2. Deprevation of assets - is relevant if your parents were to seek state funded long term care funding assistance.
3. CGT exposure (net of your unused annual cgt allowance) on any gain realised on disposal of the property
4. Lenders have a real issue with situations such as this i.e where a property is sold but the vendors remain resident post completion - this is due to possible issues re the application of any future possession order.
5. Halifax lifetime mge is closed to new business.
6. Other equity release lifetime mge providers have a min age of 55 where the equity released is relative to the property value and age of the applicants - at 70/150 and both relatively young - the figs won't stack up (unless you can add a chunk of cash to help redeem the os 70k and facilitate the move ?).

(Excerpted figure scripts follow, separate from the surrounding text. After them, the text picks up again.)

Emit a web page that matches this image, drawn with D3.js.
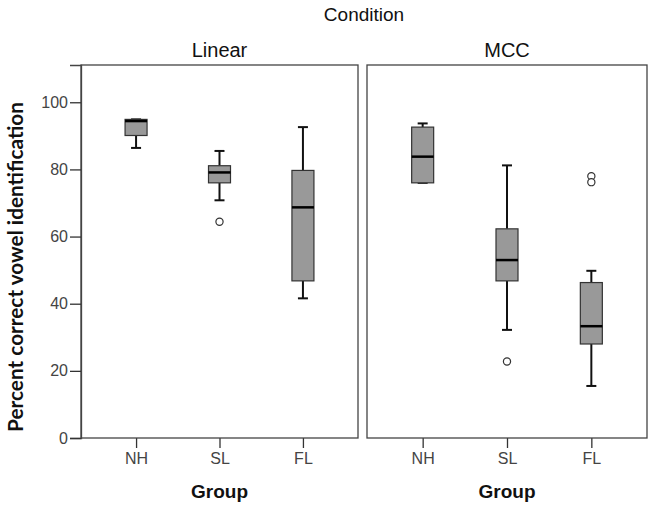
<!DOCTYPE html>
<html><head><meta charset="utf-8">
<script src="https://cdn.jsdelivr.net/npm/d3@7"></script>
<style>body{margin:0;background:#fff}svg{display:block}</style>
</head><body>
<svg id="chart" width="655" height="510"></svg>
<script>
const groups = ["NH", "SL", "FL"];
const conditions = ["Linear", "MCC"];
const yTicks = [0, 20, 40, 60, 80, 100];

const linearLow = [86.4, 70.8, 41.6];
const linearQ1 = [90.1, 76.0, 46.8];
const linearMedian = [94.4, 79.1, 68.7];
const linearQ3 = [94.9, 81.1, 79.7];
const linearHigh = [94.9, 85.5, 92.6];
const linearOutliers = [[], [64.4], []];

const mccLow = [76.0, 32.2, 15.5];
const mccQ1 = [76.0, 46.8, 28.0];
const mccMedian = [83.8, 53.0, 33.3];
const mccQ3 = [92.6, 62.3, 46.3];
const mccHigh = [93.7, 81.2, 49.8];
const mccOutliers = [[], [22.8], [78.0, 76.2]];

(function () {
const stats = {
  Linear: groups.map((g, i) => ({g, lo: linearLow[i], q1: linearQ1[i], med: linearMedian[i], q3: linearQ3[i], hi: linearHigh[i], out: linearOutliers[i]})),
  MCC: groups.map((g, i) => ({g, lo: mccLow[i], q1: mccQ1[i], med: mccMedian[i], q3: mccQ3[i], hi: mccHigh[i], out: mccOutliers[i]}))
};

const svg = d3.select("#chart");
const font = "'Liberation Sans', Arial, sans-serif";
const plotTop = 65, plotBottom = 438;
const panels = [{c: conditions[0], x0: 81, x1: 358}, {c: conditions[1], x0: 367, x1: 647}];
const y = d3.scaleLinear().domain([0, 111.1]).range([plotBottom, plotTop]);

svg.append("text").attr("x", 364).attr("y", 21).attr("text-anchor", "middle")
  .style("font-family", font).style("font-size", "19px").attr("fill", "#111").text("Condition");

panels.forEach(p => {
  const x = d3.scalePoint().domain(groups).range([p.x0, p.x1]).padding(0.66);
  const g = svg.append("g");

  g.append("text").attr("x", (p.x0 + p.x1) / 2).attr("y", 57).attr("text-anchor", "middle")
    .style("font-family", font).style("font-size", "20px").attr("fill", "#111").text(p.c);

  const xa = g.append("g").attr("transform", `translate(0,${plotBottom})`)
    .call(d3.axisBottom(x).tickSize(10).tickPadding(5));
  xa.select(".domain").remove();
  xa.selectAll(".tick line").attr("stroke", "#333").attr("stroke-width", 1.3);
  xa.selectAll(".tick text").style("font-family", font).style("font-size", "16px").attr("fill", "#444");

  g.append("text").attr("x", (p.x0 + p.x1) / 2).attr("y", 498).attr("text-anchor", "middle")
    .style("font-family", font).style("font-size", "19px").style("font-weight", "bold").attr("fill", "#111").text("Group");

  g.append("rect").attr("x", p.x0).attr("y", plotTop).attr("width", p.x1 - p.x0).attr("height", plotBottom - plotTop)
    .attr("fill", "none").attr("stroke", "#444").attr("stroke-width", 1.3);

  const bw = 22, cw = 10;
  stats[p.c].forEach(d => {
    const cx = x(d.g);
    g.append("line").attr("x1", cx).attr("x2", cx).attr("y1", y(d.hi)).attr("y2", y(d.q3)).attr("stroke", "#111").attr("stroke-width", 2);
    g.append("line").attr("x1", cx).attr("x2", cx).attr("y1", y(d.q1)).attr("y2", y(d.lo)).attr("stroke", "#111").attr("stroke-width", 2);
    [d.hi, d.lo].forEach(v => g.append("line").attr("x1", cx - cw / 2).attr("x2", cx + cw / 2)
      .attr("y1", y(v)).attr("y2", y(v)).attr("stroke", "#111").attr("stroke-width", 2));
    g.append("rect").attr("x", cx - bw / 2).attr("y", y(d.q3)).attr("width", bw).attr("height", y(d.q1) - y(d.q3))
      .attr("fill", "#999").attr("stroke", "#333").attr("stroke-width", 1.2);
    g.append("line").attr("x1", cx - bw / 2).attr("x2", cx + bw / 2).attr("y1", y(d.med)).attr("y2", y(d.med))
      .attr("stroke", "#000").attr("stroke-width", 2.5);
    d.out.forEach(v => g.append("circle").attr("cx", cx).attr("cy", y(v)).attr("r", 3.6)
      .attr("fill", "#fff").attr("stroke", "#333").attr("stroke-width", 1.2));
  });
});

const ya = svg.append("g").attr("transform", `translate(81,0)`)
  .call(d3.axisLeft(y).tickValues(yTicks).tickSize(11).tickPadding(2));
ya.select(".domain").attr("stroke", "#444").attr("stroke-width", 1.3);
ya.selectAll(".tick line").attr("stroke", "#333").attr("stroke-width", 1.3);
ya.selectAll(".tick text").style("font-family", font).style("font-size", "16px").attr("fill", "#444");

const yt = svg.append("text").attr("transform", "translate(23,267) rotate(-90)").attr("text-anchor", "middle")
  .style("font-family", "Lato, 'Open Sans', sans-serif").style("font-weight", "bold").style("font-size", "20px")
  .attr("fill", "#111").text("Percent correct vowel identification");
const len = yt.node().getComputedTextLength();
yt.style("font-size", (20 * 330 / len).toFixed(2) + "px");
})();
</script>
</body></html>
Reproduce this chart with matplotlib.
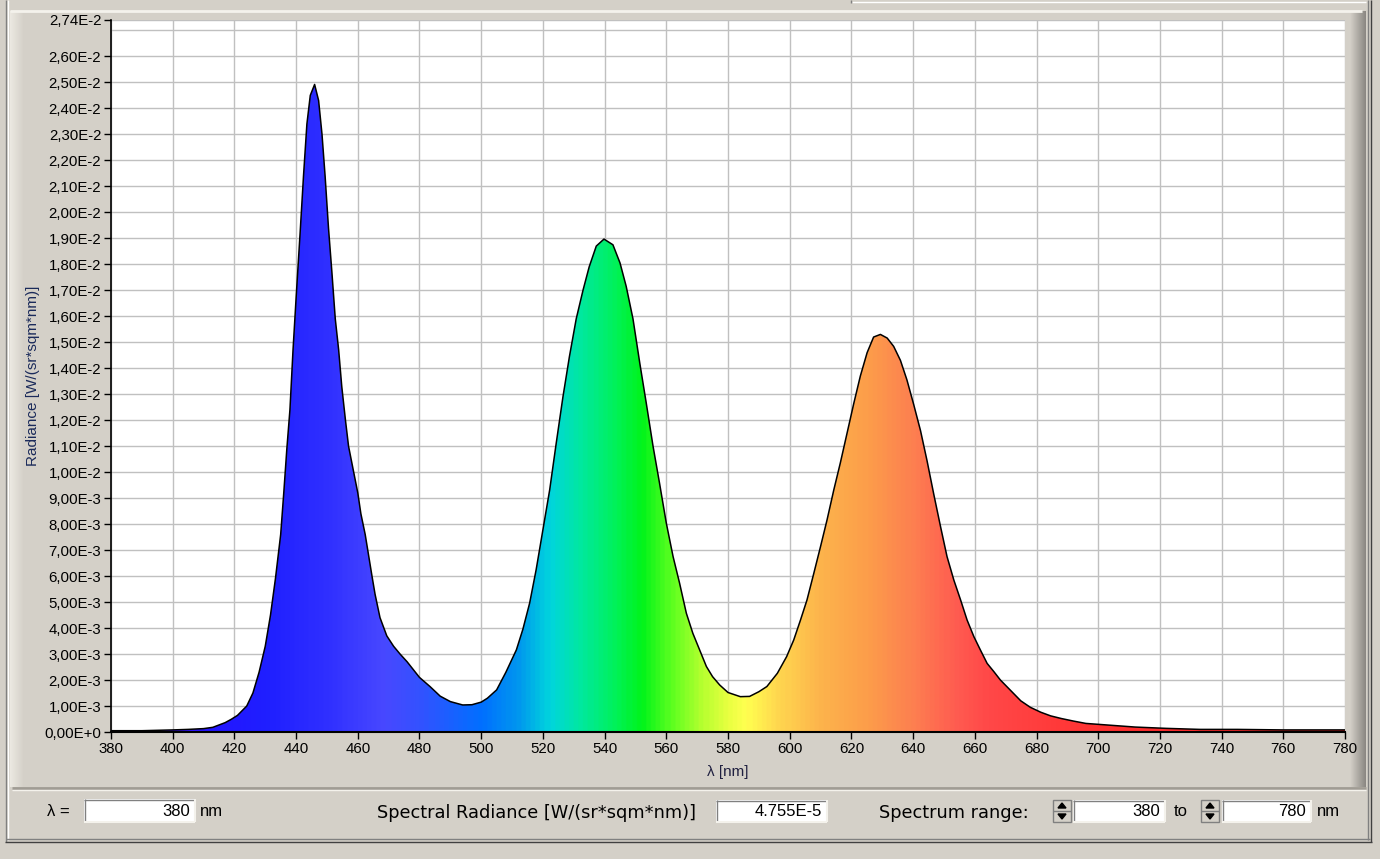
import numpy as np
import matplotlib
matplotlib.use('Agg')
import matplotlib.pyplot as plt
from matplotlib.colors import LinearSegmentedColormap, to_rgb
from matplotlib.patches import Rectangle, Polygon

plt.rcParams['font.family'] = ['Liberation Sans', 'DejaVu Sans']

# spectrum (nm, radiance in 1E-3 W/(sr*sqm*nm))
wavelength = [380, 390, 400, 405, 410, 413, 415, 417, 419, 421, 424, 426, 428, 430,
              431.7, 433.3, 435, 436, 437, 438, 439, 440, 441.4, 442.4, 443.5, 444.6,
              446, 447.3, 448.4, 449.4, 450.5, 451.6, 452.7, 453.8, 454.8, 456, 457,
              458, 459, 460, 461, 462.4, 463.5, 464.6, 465.6, 467.2, 469.4, 471.6,
              473.7, 476, 478, 480, 483.4, 486.7, 490, 494, 497, 500, 502, 505, 508,
              511.4, 513.5, 515.7, 517.8, 520, 522.2, 524.3, 526.5, 528.6, 530.8, 533,
              535, 537.3, 539.8, 542.7, 545, 547, 549.2, 551.4, 553.5, 555.7, 557.8,
              560, 562.2, 564.3, 566.5, 568.6, 570.8, 573, 575, 577.3, 580, 584, 587,
              590, 592.6, 596, 599, 601.3, 603.5, 605.6, 607.8, 610, 612.1, 614.3,
              616.4, 618.6, 620.8, 622.9, 625.1, 627.2, 629.4, 631.6, 633.7, 635.9,
              638, 640.2, 642.4, 644.5, 646.7, 648.9, 651, 653.2, 655.4, 657.5, 659.7,
              661.8, 664, 666.2, 668.3, 671.6, 674.9, 678, 681.4, 684.6, 688, 692, 696,
              703, 712, 722, 733, 745, 760, 780]
radiance_e3 = [0.05, 0.05, 0.08, 0.10, 0.13, 0.18, 0.27, 0.36, 0.49, 0.64, 1.0, 1.5, 2.3, 3.3,
               4.5, 5.9, 7.6, 9.2, 10.9, 12.4, 14.7, 16.7, 19.4, 21.4, 23.4, 24.5,
               24.92, 24.3, 23.0, 21.4, 19.4, 17.7, 15.9, 14.7, 13.3, 12.0, 11.0,
               10.4, 9.8, 9.2, 8.4, 7.6, 6.8, 6.0, 5.3, 4.4, 3.7, 3.3,
               3.0, 2.7, 2.4, 2.1, 1.75, 1.38, 1.17, 1.04, 1.05, 1.15, 1.3, 1.62, 2.3,
               3.16, 3.95, 4.96, 6.24, 7.78, 9.32, 11.1, 12.9, 14.45, 15.9, 17.0,
               17.9, 18.7, 18.97, 18.75, 18.05, 17.15, 15.9, 14.2, 12.66, 11.0, 9.58,
               8.04, 6.75, 5.73, 4.57, 3.8, 3.16, 2.52, 2.13, 1.81, 1.52, 1.36, 1.37,
               1.55, 1.75, 2.26, 2.9, 3.54, 4.31, 5.08, 6.1, 7.14, 8.16, 9.32,
               10.35, 11.5, 12.66, 13.7, 14.6, 15.2, 15.3, 15.16, 14.84, 14.3,
               13.55, 12.6, 11.6, 10.45, 9.15, 7.9, 6.75, 5.85, 5.08, 4.31, 3.67,
               3.16, 2.64, 2.32, 2.0, 1.6, 1.2, 0.95, 0.76, 0.62, 0.52, 0.42, 0.33,
               0.27, 0.19, 0.14, 0.10, 0.10, 0.08, 0.08]

x_ticks = list(range(380, 781, 20))
y_ticks = [i * 1e-3 for i in range(27)] + [0.0274]

# fill colour along the wavelength axis
color_stops = [(380, '#6a10ff'), (410, '#2414ff'), (430, '#1f1fff'), (450, '#3030ff'),
               (468, '#4848ff'), (480, '#3352ff'), (492, '#1464ff'), (500, '#0070ff'),
               (512, '#0098ee'), (522, '#00d5dd'), (532, '#00e8a0'), (544, '#00f255'),
               (552, '#00f41a'), (562, '#60ff20'), (572, '#b8ff30'), (580, '#e8ff40'),
               (586, '#ffff50'), (596, '#ffd84f'), (610, '#fdb44c'), (625, '#fc9e4a'),
               (640, '#fd8050'), (655, '#ff5a50'), (665, '#ff4848'), (700, '#ff3232'),
               (780, '#ff2424')]

W, H = 1380, 859
fig = plt.figure(figsize=(W / 100, H / 100), dpi=100, facecolor='#d4d0c8')

# decoration layer in pixel coordinates
bg = fig.add_axes([0, 0, 1, 1], zorder=-1)
bg.set_xlim(0, W)
bg.set_ylim(H, 0)
bg.axis('off')

def hline(y, x0, x1, c, lw=1):
    bg.plot([x0, x1], [y, y], color=c, lw=lw, solid_capstyle='butt')

def vline(x, y0, y1, c, lw=1):
    bg.plot([x, x], [y0, y1], color=c, lw=lw, solid_capstyle='butt')

# outer frame
vline(5.5, 0, 842, '#808080')
vline(8, 0, 840, '#ffffff')
hline(839, 6, 1370, '#808080')
hline(841.5, 5, 1372, '#404040')
vline(1368, 0, 840, '#808080')
vline(1371, 0, 842, '#404040')
hline(2, 852, 1366, '#ffffff')
vline(850.5, 0, 3, '#808080')
# chart panel
hline(10.5, 10, 1362, '#f4f2ec', 2)
shade = np.linspace(0, 1, 40).reshape(1, -1)
bg.imshow(shade, extent=[10, 24, 787, 11], cmap=LinearSegmentedColormap.from_list('l', ['#ece9e2', '#d4d0c8']),
          aspect='auto', zorder=0)
bg.imshow(shade, extent=[1350, 1366, 787, 11], cmap=LinearSegmentedColormap.from_list('r', ['#d4d0c8', '#8a8782']),
          aspect='auto', zorder=0)
hline(787.5, 12, 1366, '#a09c94', 2)
hline(789.5, 12, 1366, '#f4f2ec', 1)

# main plot
ax = fig.add_axes([111 / W, 1 - 732 / H, 1234 / W, 712 / H], zorder=1)
ax.set_facecolor('white')
wl = np.array(wavelength)
rad = np.array(radiance_e3) * 1e-3
ymax = 0.0274

ax.set_xlim(380, 780)
ax.set_ylim(0, ymax)
ax.set_yticks(y_ticks)
ax.set_xticks(x_ticks)
ax.grid(True, color='#c0c0c0', lw=1)
ax.axhline(0.027, color='#c0c0c0', lw=1, zorder=0.5)
ax.set_axisbelow(True)

def sci_label(v):
    if v == 0:
        return '0,00E+0'
    e = int(np.floor(np.log10(v) + 1e-9))
    m = f"{v / 10 ** e:.2f}".replace('.', ',')
    return f"{m}E{e:+d}" if e >= 0 else f"{m}E{e}"

ax.set_yticklabels([sci_label(v) for v in y_ticks])
ax.tick_params(axis='both', direction='out', length=5, width=1, color='black',
               labelsize=10.8, labelcolor='black')
ax.tick_params(axis='y', pad=2)
ax.tick_params(axis='x', pad=2)
for s in ['top', 'right']:
    ax.spines[s].set_visible(False)
ax.spines['left'].set_linewidth(1.2)
ax.spines['bottom'].set_linewidth(1.5)

stops = [((w - 380) / 400, to_rgb(c)) for w, c in color_stops]
cmap = LinearSegmentedColormap.from_list('spec', stops)
grad = np.linspace(0, 1, 800).reshape(1, -1)
im = ax.imshow(grad, extent=[380, 780, 0, ymax], aspect='auto', cmap=cmap,
               origin='lower', zorder=2, interpolation='bilinear')
poly = ax.fill_between(wl, rad, 0, facecolor='none', edgecolor='none')
im.set_clip_path(poly.get_paths()[0], transform=ax.transData)
ax.plot(wl, rad, color='black', lw=1.1, zorder=3)
ax.set_xlim(380, 780)
ax.set_ylim(0, ymax)

# axis titles
bg.text(33, 376, 'Radiance [W/(sr*sqm*nm)]', rotation=90, ha='center', va='center',
        fontsize=11, color='#1a2a5a')
bg.text(728, 772, 'λ [nm]', ha='center', va='center', fontsize=11, color='#202040')

# bottom panel
def text_box(x0, x1, y0, y1, txt):
    bg.add_patch(Rectangle((x0, y0), x1 - x0, y1 - y0, facecolor='white', edgecolor='none', zorder=1))
    hline(y0 + 0.5, x0, x1, '#808080')
    vline(x0 + 0.5, y0, y1, '#808080')
    hline(y1 - 0.5, x0, x1, '#f4f2ec', 1.5)
    vline(x1 - 0.5, y0, y1, '#f4f2ec', 1.5)
    bg.text(x1 - 5, (y0 + y1) / 2 + 0.5, txt, ha='right', va='center', fontsize=12, color='black')

def spin(x0, y0, y1):
    bg.add_patch(Rectangle((x0, y0), 18, y1 - y0, facecolor='#d4d0c8', edgecolor='#808080', lw=1, zorder=1))
    hline((y0 + y1) / 2, x0, x0 + 18, '#808080')
    cx = x0 + 9
    bg.add_patch(Polygon([[cx - 4, y0 + 8], [cx + 4, y0 + 8], [cx, y0 + 3]], color='black', zorder=2))
    bg.add_patch(Polygon([[cx - 4, y1 - 8], [cx + 4, y1 - 8], [cx, y1 - 3]], color='black', zorder=2))

bg.text(47, 811, 'λ =', ha='left', va='center', fontsize=12)
text_box(84, 195, 799, 822, '380')
bg.text(200, 811, 'nm', ha='left', va='center', fontsize=12)
bg.text(377, 813, 'Spectral Radiance [W/(sr*sqm*nm)]', ha='left', va='center', fontsize=12.8,
        family=['DejaVu Sans'])
text_box(716, 827, 800, 822, '4.755E-5')
bg.text(879, 813, 'Spectrum range:', ha='left', va='center', fontsize=12.8, family=['DejaVu Sans'])
spin(1053, 800, 822)
text_box(1073, 1165, 800, 822, '380')
bg.text(1174, 812, 'to', ha='left', va='center', fontsize=12)
spin(1201, 800, 822)
text_box(1222, 1311, 800, 822, '780')
bg.text(1317, 812, 'nm', ha='left', va='center', fontsize=12)

fig.savefig('out.png', dpi=100, facecolor=fig.get_facecolor())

The interest is rolled up onto the debt, which can erode any free equity (ensure no neg equity gte), although there is a provider whom does permit monthly repayment of interest to assist in effectively ringfencing the debt and free equity (notwithstanding market movements of course !).
Depending upon how much the shortfall is, I would advise for your parents to speak to the lender put them in the picture NOW, and see what assistance they can give - ie coverting the shortfall to C&I and extending the term (relevant to their post retirement income of course).
The bottom line reality of course is that they may well have to sell the property and down scale, maybe into renting, or shared ownership (which will require a downpayment of course, but will give them some security of tenure) - but they must start planning and taking steps now to manage the situation.
Hope this helps .. wish you well
Holly x0 -
Thanky you all for your replies and taking the time to explain things to me but thanks especially to Holly as that is of great help.